**** Dataset section

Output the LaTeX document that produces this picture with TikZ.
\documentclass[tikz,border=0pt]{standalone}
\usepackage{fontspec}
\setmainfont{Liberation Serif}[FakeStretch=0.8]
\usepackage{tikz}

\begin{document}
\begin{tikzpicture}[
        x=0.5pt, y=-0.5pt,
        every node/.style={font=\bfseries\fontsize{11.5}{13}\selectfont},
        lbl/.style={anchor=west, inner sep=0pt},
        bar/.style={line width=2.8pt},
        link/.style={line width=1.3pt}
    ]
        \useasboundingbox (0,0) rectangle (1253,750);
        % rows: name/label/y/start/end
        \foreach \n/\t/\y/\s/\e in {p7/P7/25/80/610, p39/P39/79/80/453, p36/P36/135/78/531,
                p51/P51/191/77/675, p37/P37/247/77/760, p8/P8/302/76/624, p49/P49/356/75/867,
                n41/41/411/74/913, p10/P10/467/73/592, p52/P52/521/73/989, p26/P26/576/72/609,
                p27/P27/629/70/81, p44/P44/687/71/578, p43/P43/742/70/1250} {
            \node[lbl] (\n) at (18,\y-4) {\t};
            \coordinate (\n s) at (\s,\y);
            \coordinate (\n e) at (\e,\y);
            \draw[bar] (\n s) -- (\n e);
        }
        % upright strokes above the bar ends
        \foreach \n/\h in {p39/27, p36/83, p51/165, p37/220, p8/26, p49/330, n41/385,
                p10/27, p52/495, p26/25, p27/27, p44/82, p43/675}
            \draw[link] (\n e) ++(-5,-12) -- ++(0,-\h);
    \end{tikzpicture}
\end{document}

********

* [Written request]: Extract the whole listing, character for character.

* [Result of the task]:
Output the LaTeX document that produces this picture with TikZ.
\documentclass[tikz,border=0pt]{standalone}
\usepackage{fontspec}
\setmainfont{Liberation Serif}[FakeStretch=0.8]
\usepackage{tikz}

\begin{document}
\begin{tikzpicture}[
        x=0.5pt, y=-0.5pt,
        every node/.style={font=\bfseries\fontsize{11.5}{13}\selectfont},
        lbl/.style={anchor=west, inner sep=0pt},
        bar/.style={line width=2.8pt},
        link/.style={line width=1.3pt}
    ]
        \useasboundingbox (0,0) rectangle (1253,750);
        % rows: name/label/y/start/end
        \foreach \n/\t/\y/\s/\e in {p7/P7/25/80/610, p39/P39/79/80/453, p36/P36/135/78/531,
                p51/P51/191/77/675, p37/P37/247/77/760, p8/P8/302/76/624, p49/P49/356/75/867,
                n41/41/411/74/913, p10/P10/467/73/592, p52/P52/521/73/989, p26/P26/576/72/609,
                p27/P27/629/70/81, p44/P44/687/71/578, p43/P43/742/70/1250} {
            \node[lbl] (\n) at (18,\y-4) {\t};
            \coordinate (\n s) at (\s,\y);
            \coordinate (\n e) at (\e,\y);
            \draw[bar] (\n s) -- (\n e);
        }
        % upright strokes above the bar ends
        \foreach \n/\h in {p39/27, p36/83, p51/165, p37/220, p8/26, p49/330, n41/385,
                p10/27, p52/495, p26/25, p27/27, p44/82, p43/675}
            \draw[link] (\n e) ++(-5,-12) -- ++(0,-\h);
    \end{tikzpicture}
\end{document}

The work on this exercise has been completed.